To do: Drop the pictures, then extract the listing word for word.

# START OF Supplied records

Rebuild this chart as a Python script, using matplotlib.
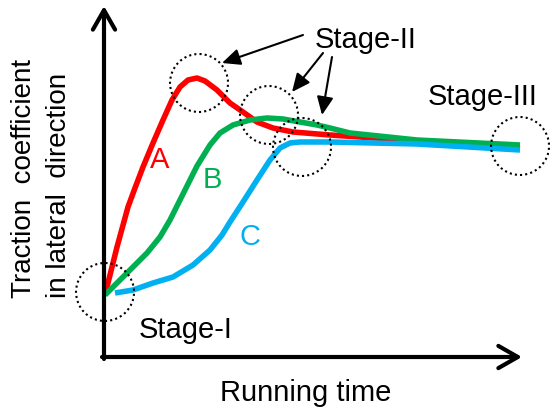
# ----- Import packages -----
import matplotlib
matplotlib.use("Agg")
import matplotlib.pyplot as plt
from matplotlib.patches import Circle

plt.rcParams['font.family'] = ['Liberation Sans', 'DejaVu Sans']

# ----- Schematic data (arbitrary units) -----
time_a = [1, 13, 24, 31, 39, 49, 59, 68, 76, 84, 93, 101, 109, 113, 118,
          126, 139, 153, 169, 189, 226, 316, 416]
coef_a = [62, 110, 150, 169, 190, 214, 237, 257, 270, 277, 279, 276, 270,
          267, 262, 254, 245, 235, 229, 225, 222, 216, 209]

time_b = [1, 16, 29, 43, 56, 66, 76, 86, 93, 106, 116, 129, 146, 163, 179,
          196, 213, 226, 246, 313, 416]
coef_b = [62, 77, 90, 104, 120, 137, 157, 177, 191, 212, 224, 232, 237, 239,
          238, 235, 232, 229, 224, 217, 212]

time_c = [11, 29, 49, 69, 89, 106, 118, 126, 139, 153, 166, 176, 186, 196,
          226, 313, 416]
coef_c = [64, 67, 74, 80, 92, 107, 122, 135, 155, 177, 197, 209, 214, 215,
          215, 213, 207]

curve_labels = ["A", "B", "C"]
curve_colors = ["#ff0000", "#00b050", "#00b0f0"]
label_pos = [(56, 197), (108, 177), (146, 120)]

# dotted circles marking the stages
circle_x = [1, 95, 165, 198, 416]
circle_y = [65, 274, 242, 210, 211]

# ----- Figure -----
fig = plt.figure(figsize=(5.5, 4.19), dpi=100)
ax = fig.add_axes([104 / 550, 62 / 419, 416 / 550, 349 / 419])
ax.set_xlim(0, 416)
ax.set_ylim(0, 349)
ax.axis('off')

# axes with arrows
arrow_axis = dict(arrowstyle='->,head_length=0.7,head_width=0.4', lw=3,
                  color='black', mutation_scale=20, shrinkA=0, shrinkB=0)
ax.annotate('', xy=(0, 351), xytext=(0, -2), arrowprops=arrow_axis,
            annotation_clip=False)
ax.annotate('', xy=(418, 0), xytext=(-2, 0), arrowprops=arrow_axis,
            annotation_clip=False)

# curves
for t, c, col in zip([time_a, time_b, time_c], [coef_a, coef_b, coef_c],
                     curve_colors):
    ax.plot(t, c, color=col, lw=4, solid_capstyle='butt',
            solid_joinstyle='round', clip_on=False)

for lab, col, (lx, ly) in zip(curve_labels, curve_colors, label_pos):
    ax.text(lx, ly, lab, color=col, fontsize=21, ha='center', va='center')

for cx, cy in zip(circle_x, circle_y):
    ax.add_patch(Circle((cx, cy), 29, fill=False, ls=(0, (1, 1.5)),
                        lw=1.5, color='black', clip_on=False, zorder=3))

# Stage-II pointers
arrow_stage = dict(arrowstyle='-|>,head_length=0.55,head_width=0.25', lw=1.5,
                   color='black', mutation_scale=20, shrinkA=0, shrinkB=0)
for (x0, y0), (x1, y1) in [((199, 322), (118, 294)),
                           ((219, 304), (188, 265)),
                           ((228, 300), (218, 242))]:
    ax.annotate('', xy=(x1, y1), xytext=(x0, y0), arrowprops=arrow_stage,
                annotation_clip=False)

ax.text(262, 317, "Stage-II", fontsize=21, ha='center', va='center')
ax.text(379, 260, "Stage-III", fontsize=21, ha='center', va='center')
ax.text(82, 27, "Stage-I", fontsize=21, ha='center', va='center')

ax.text(202, -36, "Running time", fontsize=21, ha='center', va='center')
ax.text(-80, 59, "Traction  coefficient", fontsize=20, rotation=90,
        ha='center', va='bottom')
ax.text(-45, 59, "in lateral  direction", fontsize=20, rotation=90,
        ha='center', va='bottom')

fig.savefig("out.png", dpi=100)
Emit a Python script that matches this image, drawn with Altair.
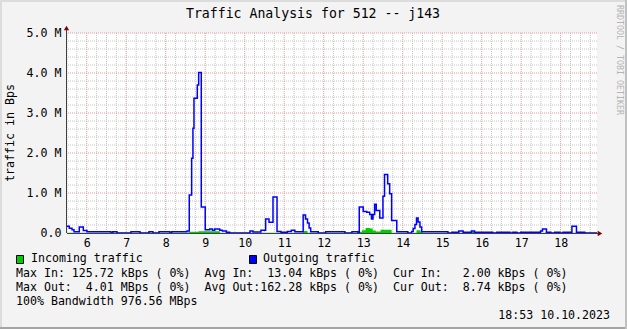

# END OF Supplied records

The reply:
Rebuild this chart as a Python script, using matplotlib.
# ----- Import packages -----
import matplotlib
matplotlib.use("Agg")
import matplotlib.pyplot as plt
from matplotlib.patches import Circle

plt.rcParams['font.family'] = ['Liberation Sans', 'DejaVu Sans']

# ----- Schematic data (arbitrary units) -----
time_a = [1, 13, 24, 31, 39, 49, 59, 68, 76, 84, 93, 101, 109, 113, 118,
          126, 139, 153, 169, 189, 226, 316, 416]
coef_a = [62, 110, 150, 169, 190, 214, 237, 257, 270, 277, 279, 276, 270,
          267, 262, 254, 245, 235, 229, 225, 222, 216, 209]

time_b = [1, 16, 29, 43, 56, 66, 76, 86, 93, 106, 116, 129, 146, 163, 179,
          196, 213, 226, 246, 313, 416]
coef_b = [62, 77, 90, 104, 120, 137, 157, 177, 191, 212, 224, 232, 237, 239,
          238, 235, 232, 229, 224, 217, 212]

time_c = [11, 29, 49, 69, 89, 106, 118, 126, 139, 153, 166, 176, 186, 196,
          226, 313, 416]
coef_c = [64, 67, 74, 80, 92, 107, 122, 135, 155, 177, 197, 209, 214, 215,
          215, 213, 207]

curve_labels = ["A", "B", "C"]
curve_colors = ["#ff0000", "#00b050", "#00b0f0"]
label_pos = [(56, 197), (108, 177), (146, 120)]

# dotted circles marking the stages
circle_x = [1, 95, 165, 198, 416]
circle_y = [65, 274, 242, 210, 211]

# ----- Figure -----
fig = plt.figure(figsize=(5.5, 4.19), dpi=100)
ax = fig.add_axes([104 / 550, 62 / 419, 416 / 550, 349 / 419])
ax.set_xlim(0, 416)
ax.set_ylim(0, 349)
ax.axis('off')

# axes with arrows
arrow_axis = dict(arrowstyle='->,head_length=0.7,head_width=0.4', lw=3,
                  color='black', mutation_scale=20, shrinkA=0, shrinkB=0)
ax.annotate('', xy=(0, 351), xytext=(0, -2), arrowprops=arrow_axis,
            annotation_clip=False)
ax.annotate('', xy=(418, 0), xytext=(-2, 0), arrowprops=arrow_axis,
            annotation_clip=False)

# curves
for t, c, col in zip([time_a, time_b, time_c], [coef_a, coef_b, coef_c],
                     curve_colors):
    ax.plot(t, c, color=col, lw=4, solid_capstyle='butt',
            solid_joinstyle='round', clip_on=False)

for lab, col, (lx, ly) in zip(curve_labels, curve_colors, label_pos):
    ax.text(lx, ly, lab, color=col, fontsize=21, ha='center', va='center')

for cx, cy in zip(circle_x, circle_y):
    ax.add_patch(Circle((cx, cy), 29, fill=False, ls=(0, (1, 1.5)),
                        lw=1.5, color='black', clip_on=False, zorder=3))

# Stage-II pointers
arrow_stage = dict(arrowstyle='-|>,head_length=0.55,head_width=0.25', lw=1.5,
                   color='black', mutation_scale=20, shrinkA=0, shrinkB=0)
for (x0, y0), (x1, y1) in [((199, 322), (118, 294)),
                           ((219, 304), (188, 265)),
                           ((228, 300), (218, 242))]:
    ax.annotate('', xy=(x1, y1), xytext=(x0, y0), arrowprops=arrow_stage,
                annotation_clip=False)

ax.text(262, 317, "Stage-II", fontsize=21, ha='center', va='center')
ax.text(379, 260, "Stage-III", fontsize=21, ha='center', va='center')
ax.text(82, 27, "Stage-I", fontsize=21, ha='center', va='center')

ax.text(202, -36, "Running time", fontsize=21, ha='center', va='center')
ax.text(-80, 59, "Traction  coefficient", fontsize=20, rotation=90,
        ha='center', va='bottom')
ax.text(-45, 59, "in lateral  direction", fontsize=20, rotation=90,
        ha='center', va='bottom')

fig.savefig("out.png", dpi=100)
Emit a Python script that matches this image, drawn with Altair.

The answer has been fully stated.